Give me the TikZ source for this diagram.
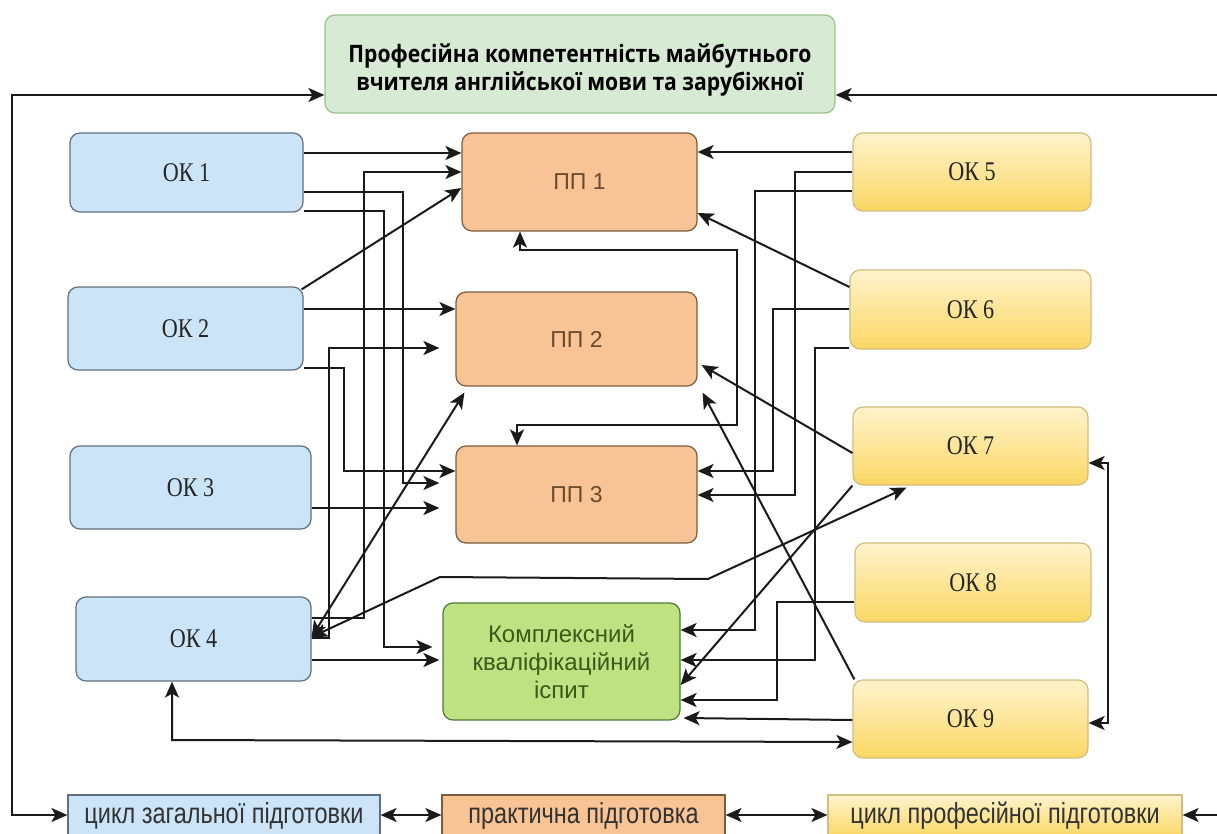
\documentclass[tikz,border=0pt]{standalone}
\usepackage{fontspec}
\setmainfont{Liberation Serif}
\newfontfamily\oksf[FakeStretch=0.82]{Liberation Serif}
\newfontfamily\ppsf{Liberation Sans}
\newfontfamily\titlesf[FakeStretch=0.88]{Open Sans}
\newfontfamily\barsf[FakeStretch=0.81]{Liberation Sans}
\usetikzlibrary{arrows.meta}
\definecolor{blueF}{HTML}{CCE4F7}
\definecolor{blueD}{HTML}{5F6F80}
\definecolor{orF}{HTML}{F8C496}
\definecolor{orD}{HTML}{7A5C3E}
\definecolor{orT}{HTML}{6B4B2B}
\definecolor{yelT}{HTML}{FFF3CC}
\definecolor{yelB}{HTML}{FAD764}
\definecolor{yelD}{HTML}{D2BC7E}
\definecolor{topF}{HTML}{D6EAD4}
\definecolor{topD}{HTML}{9CC18C}
\definecolor{kkF}{HTML}{BEE182}
\definecolor{kkD}{HTML}{4F7A34}
\definecolor{kkT}{HTML}{3A5A1A}
\definecolor{lineC}{HTML}{1A1A1A}
\begin{document}
\begin{tikzpicture}[x=1pt,y=-1pt,
  box/.style={draw, rounded corners=10pt, line width=1.2pt, inner sep=0pt, align=center},
  okl/.style={box, fill=blueF, draw=blueD, text=black!85, font=\oksf\fontsize{27}{30}\selectfont},
  okr/.style={box, top color=yelT, bottom color=yelB, draw=yelD, text=black!85, font=\oksf\fontsize{27}{30}\selectfont},
  ppbox/.style={box, fill=orF, draw=orD, text=orT, font=\ppsf\fontsize{23}{26}\selectfont},
  kkbox/.style={box, fill=kkF, draw=kkD, text=kkT, font=\ppsf\fontsize{24}{28}\selectfont},
  topbox/.style={box, fill=topF, draw=topD, text=black, font=\titlesf\bfseries\fontsize{24}{28}\selectfont},
  barbox/.style={draw, line width=1.2pt, inner sep=0pt, minimum height=42pt, font=\barsf\fontsize{29}{30}\selectfont, text=black!80},
  con/.style={draw=lineC, line width=2pt, -{Stealth[length=16pt,width=14pt,inset=4pt]}},
  bicon/.style={draw=lineC, line width=2pt, {Stealth[length=16pt,width=14pt,inset=4pt]}-{Stealth[length=16pt,width=14pt,inset=4pt]}}
]
\useasboundingbox (0,0) rectangle (1217,834);
\fill[white] (0,0) rectangle (1217,834);
\clip (0,0) rectangle (1217,834);

% nodes
\node[topbox, minimum width=510pt, minimum height=98pt] (top) at (580,64) {\rule{0pt}{30pt}Професійна компетентність майбутнього\\вчителя англійської мови та зарубіжної};

\node[okl, minimum width=233pt, minimum height=79pt] (ok1) at (186.5,172.5) {ОК 1};
\node[okl, minimum width=235pt, minimum height=83pt] (ok2) at (185.5,328.5) {ОК 2};
\node[okl, minimum width=241pt, minimum height=83pt] (ok3) at (190.5,487.5) {ОК 3};
\node[okl, minimum width=235pt, minimum height=84pt] (ok4) at (193.5,639) {ОК 4};

\node[ppbox, minimum width=235pt, minimum height=98pt] (pp1) at (579.5,182) {ПП 1};
\node[ppbox, minimum width=241pt, minimum height=94pt] (pp2) at (576.5,339) {ПП 2};
\node[ppbox, minimum width=241pt, minimum height=97pt] (pp3) at (576.5,494.5) {ПП 3};
\node[kkbox, minimum width=237pt, minimum height=117pt] (kk) at (561.5,661.5) {Комплексний\\кваліфікаційний\\іспит};

\node[okr, minimum width=238pt, minimum height=78pt] (ok5) at (972,172) {ОК 5};
\node[okr, minimum width=241pt, minimum height=79pt] (ok6) at (970.5,309.5) {ОК 6};
\node[okr, minimum width=235pt, minimum height=78pt] (ok7) at (970.5,446) {ОК 7};
\node[okr, minimum width=236pt, minimum height=79pt] (ok8) at (973,582.5) {ОК 8};
\node[okr, minimum width=235pt, minimum height=78pt] (ok9) at (970.5,719) {ОК 9};

\node[barbox, fill=blueF, draw=blueD, minimum width=312pt] (b1) at (224,816) {цикл загальної підготовки};
\node[barbox, fill=orF, draw=orD, minimum width=283pt] (b2) at (583.5,816) {практична підготовка};
\node[barbox, top color=yelT, bottom color=yelB, draw=yelD, minimum width=354pt] (b3) at (1005,816) {цикл професійної підготовки};

\coordinate (r1) at (1217,95);
\coordinate (r2) at (1217,815);

% outer loop
\draw[bicon] (top.west |- 0,95) -- (12,95) -- (12,815) -- (b1.west |- 0,815);
\draw[con] (r1) -- (top.east |- 0,95);
\draw[con] (r2) -- (b3.east |- 0,815);
\draw[bicon] (b1.east |- 0,815) -- (b2.west |- 0,815);
\draw[bicon] (b2.east |- 0,815) -- (b3.west |- 0,815);

% left side
\draw[con] (ok1.east |- 0,153) -- (pp1.west |- 0,153);
\draw[con] (ok4.east |- 0,618) -- (364,618) -- (364,172) -- (pp1.west |- 0,172);
\draw[con] (ok1.east |- 0,192) -- (403,192) -- (403,483) -- ([xshift=-16pt]pp3.west |- 0,483);
\draw[con] (ok1.east |- 0,211) -- (384,211) -- (384,647) -- ([xshift=-10pt]kk.west |- 0,647);
\draw[con] ([xshift=-2pt,yshift=-3pt]ok2.north east) -- (pp1.west |- 0,188);
\draw[con] (ok2.east |- 0,309) -- (pp2.west |- 0,309);
\draw[con] (ok4.east |- 0,638) -- (329,638) -- (329,348) -- ([xshift=-16pt]pp2.west |- 0,348);
\draw[con] (ok2.east |- 0,368) -- (344,368) -- (344,471) -- (pp3.west |- 0,471);
\draw[con] (ok3.east |- 0,508) -- ([xshift=-16pt]pp3.west |- 0,508);
\draw[bicon] (ok4.east |- 0,637) -- ([xshift=9pt,yshift=-6pt]pp2.south west);
\draw[con] (ok4.east |- 0,660) -- ([xshift=-3pt]kk.west |- 0,660);
\draw[bicon] (ok4.east |- 0,637) -- (440,577) -- (708,579) -- ([xshift=54pt,yshift=-2pt]ok7.south west);

% right side
\draw[con] (ok5.west |- 0,152) -- (pp1.east |- 0,152);
\draw[con] (ok5.west |- 0,172) -- (795,172) -- (795,495) -- (pp3.east |- 0,495);
\draw[con] (ok5.west |- 0,191) -- (755,191) -- (755,630) -- (kk.east |- 0,630);
\draw[con] (ok6.west |- 0,287) -- (pp1.east |- 0,213);
\draw[bicon] (pp1.south -| 520,0) -- (520,250) -- (737,250) -- (737,425) -- (517,425) -- (pp3.north -| 517,0);
\draw[con] (ok6.west |- 0,309) -- (773,309) -- (773,471) -- (pp3.east |- 0,471);
\draw[con] (ok6.west |- 0,348) -- (815,348) -- (815,660) -- (kk.east |- 0,660);
\draw[con] (ok7.west |- 0,453) -- ([xshift=4pt]pp2.east |- 0,365);
\draw[con] ([xshift=2pt]ok9.north west) -- ([xshift=5pt,yshift=-6pt]pp2.south east);
\draw[con] (ok7.south west) -- (kk.east |- 0,685);
\draw[con] (ok8.west |- 0,602) -- (777,602) -- (777,700) -- (kk.east |- 0,700);
\draw[con] (ok9.west |- 0,720) -- ([xshift=3pt]kk.east |- 0,718);
\draw[bicon] (ok4.south -| 172,0) -- (172,740) -- (ok9.west |- 0,742);
\draw[bicon] (ok7.east |- 0,463) -- (1108,463) -- (1108,723) -- (ok9.east |- 0,723);
\end{tikzpicture}
\end{document}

+ + + + +

[AIM OF THE TASK] Write out the whole listing again, exactly, with no pictures.

[ANSWER TO THE PROBLEM]
Give me the TikZ source for this diagram.
\documentclass[tikz,border=0pt]{standalone}
\usepackage{fontspec}
\setmainfont{Liberation Serif}
\newfontfamily\oksf[FakeStretch=0.82]{Liberation Serif}
\newfontfamily\ppsf{Liberation Sans}
\newfontfamily\titlesf[FakeStretch=0.88]{Open Sans}
\newfontfamily\barsf[FakeStretch=0.81]{Liberation Sans}
\usetikzlibrary{arrows.meta}
\definecolor{blueF}{HTML}{CCE4F7}
\definecolor{blueD}{HTML}{5F6F80}
\definecolor{orF}{HTML}{F8C496}
\definecolor{orD}{HTML}{7A5C3E}
\definecolor{orT}{HTML}{6B4B2B}
\definecolor{yelT}{HTML}{FFF3CC}
\definecolor{yelB}{HTML}{FAD764}
\definecolor{yelD}{HTML}{D2BC7E}
\definecolor{topF}{HTML}{D6EAD4}
\definecolor{topD}{HTML}{9CC18C}
\definecolor{kkF}{HTML}{BEE182}
\definecolor{kkD}{HTML}{4F7A34}
\definecolor{kkT}{HTML}{3A5A1A}
\definecolor{lineC}{HTML}{1A1A1A}
\begin{document}
\begin{tikzpicture}[x=1pt,y=-1pt,
  box/.style={draw, rounded corners=10pt, line width=1.2pt, inner sep=0pt, align=center},
  okl/.style={box, fill=blueF, draw=blueD, text=black!85, font=\oksf\fontsize{27}{30}\selectfont},
  okr/.style={box, top color=yelT, bottom color=yelB, draw=yelD, text=black!85, font=\oksf\fontsize{27}{30}\selectfont},
  ppbox/.style={box, fill=orF, draw=orD, text=orT, font=\ppsf\fontsize{23}{26}\selectfont},
  kkbox/.style={box, fill=kkF, draw=kkD, text=kkT, font=\ppsf\fontsize{24}{28}\selectfont},
  topbox/.style={box, fill=topF, draw=topD, text=black, font=\titlesf\bfseries\fontsize{24}{28}\selectfont},
  barbox/.style={draw, line width=1.2pt, inner sep=0pt, minimum height=42pt, font=\barsf\fontsize{29}{30}\selectfont, text=black!80},
  con/.style={draw=lineC, line width=2pt, -{Stealth[length=16pt,width=14pt,inset=4pt]}},
  bicon/.style={draw=lineC, line width=2pt, {Stealth[length=16pt,width=14pt,inset=4pt]}-{Stealth[length=16pt,width=14pt,inset=4pt]}}
]
\useasboundingbox (0,0) rectangle (1217,834);
\fill[white] (0,0) rectangle (1217,834);
\clip (0,0) rectangle (1217,834);

% nodes
\node[topbox, minimum width=510pt, minimum height=98pt] (top) at (580,64) {\rule{0pt}{30pt}Професійна компетентність майбутнього\\вчителя англійської мови та зарубіжної};

\node[okl, minimum width=233pt, minimum height=79pt] (ok1) at (186.5,172.5) {ОК 1};
\node[okl, minimum width=235pt, minimum height=83pt] (ok2) at (185.5,328.5) {ОК 2};
\node[okl, minimum width=241pt, minimum height=83pt] (ok3) at (190.5,487.5) {ОК 3};
\node[okl, minimum width=235pt, minimum height=84pt] (ok4) at (193.5,639) {ОК 4};

\node[ppbox, minimum width=235pt, minimum height=98pt] (pp1) at (579.5,182) {ПП 1};
\node[ppbox, minimum width=241pt, minimum height=94pt] (pp2) at (576.5,339) {ПП 2};
\node[ppbox, minimum width=241pt, minimum height=97pt] (pp3) at (576.5,494.5) {ПП 3};
\node[kkbox, minimum width=237pt, minimum height=117pt] (kk) at (561.5,661.5) {Комплексний\\кваліфікаційний\\іспит};

\node[okr, minimum width=238pt, minimum height=78pt] (ok5) at (972,172) {ОК 5};
\node[okr, minimum width=241pt, minimum height=79pt] (ok6) at (970.5,309.5) {ОК 6};
\node[okr, minimum width=235pt, minimum height=78pt] (ok7) at (970.5,446) {ОК 7};
\node[okr, minimum width=236pt, minimum height=79pt] (ok8) at (973,582.5) {ОК 8};
\node[okr, minimum width=235pt, minimum height=78pt] (ok9) at (970.5,719) {ОК 9};

\node[barbox, fill=blueF, draw=blueD, minimum width=312pt] (b1) at (224,816) {цикл загальної підготовки};
\node[barbox, fill=orF, draw=orD, minimum width=283pt] (b2) at (583.5,816) {практична підготовка};
\node[barbox, top color=yelT, bottom color=yelB, draw=yelD, minimum width=354pt] (b3) at (1005,816) {цикл професійної підготовки};

\coordinate (r1) at (1217,95);
\coordinate (r2) at (1217,815);

% outer loop
\draw[bicon] (top.west |- 0,95) -- (12,95) -- (12,815) -- (b1.west |- 0,815);
\draw[con] (r1) -- (top.east |- 0,95);
\draw[con] (r2) -- (b3.east |- 0,815);
\draw[bicon] (b1.east |- 0,815) -- (b2.west |- 0,815);
\draw[bicon] (b2.east |- 0,815) -- (b3.west |- 0,815);

% left side
\draw[con] (ok1.east |- 0,153) -- (pp1.west |- 0,153);
\draw[con] (ok4.east |- 0,618) -- (364,618) -- (364,172) -- (pp1.west |- 0,172);
\draw[con] (ok1.east |- 0,192) -- (403,192) -- (403,483) -- ([xshift=-16pt]pp3.west |- 0,483);
\draw[con] (ok1.east |- 0,211) -- (384,211) -- (384,647) -- ([xshift=-10pt]kk.west |- 0,647);
\draw[con] ([xshift=-2pt,yshift=-3pt]ok2.north east) -- (pp1.west |- 0,188);
\draw[con] (ok2.east |- 0,309) -- (pp2.west |- 0,309);
\draw[con] (ok4.east |- 0,638) -- (329,638) -- (329,348) -- ([xshift=-16pt]pp2.west |- 0,348);
\draw[con] (ok2.east |- 0,368) -- (344,368) -- (344,471) -- (pp3.west |- 0,471);
\draw[con] (ok3.east |- 0,508) -- ([xshift=-16pt]pp3.west |- 0,508);
\draw[bicon] (ok4.east |- 0,637) -- ([xshift=9pt,yshift=-6pt]pp2.south west);
\draw[con] (ok4.east |- 0,660) -- ([xshift=-3pt]kk.west |- 0,660);
\draw[bicon] (ok4.east |- 0,637) -- (440,577) -- (708,579) -- ([xshift=54pt,yshift=-2pt]ok7.south west);

% right side
\draw[con] (ok5.west |- 0,152) -- (pp1.east |- 0,152);
\draw[con] (ok5.west |- 0,172) -- (795,172) -- (795,495) -- (pp3.east |- 0,495);
\draw[con] (ok5.west |- 0,191) -- (755,191) -- (755,630) -- (kk.east |- 0,630);
\draw[con] (ok6.west |- 0,287) -- (pp1.east |- 0,213);
\draw[bicon] (pp1.south -| 520,0) -- (520,250) -- (737,250) -- (737,425) -- (517,425) -- (pp3.north -| 517,0);
\draw[con] (ok6.west |- 0,309) -- (773,309) -- (773,471) -- (pp3.east |- 0,471);
\draw[con] (ok6.west |- 0,348) -- (815,348) -- (815,660) -- (kk.east |- 0,660);
\draw[con] (ok7.west |- 0,453) -- ([xshift=4pt]pp2.east |- 0,365);
\draw[con] ([xshift=2pt]ok9.north west) -- ([xshift=5pt,yshift=-6pt]pp2.south east);
\draw[con] (ok7.south west) -- (kk.east |- 0,685);
\draw[con] (ok8.west |- 0,602) -- (777,602) -- (777,700) -- (kk.east |- 0,700);
\draw[con] (ok9.west |- 0,720) -- ([xshift=3pt]kk.east |- 0,718);
\draw[bicon] (ok4.south -| 172,0) -- (172,740) -- (ok9.west |- 0,742);
\draw[bicon] (ok7.east |- 0,463) -- (1108,463) -- (1108,723) -- (ok9.east |- 0,723);
\end{tikzpicture}
\end{document}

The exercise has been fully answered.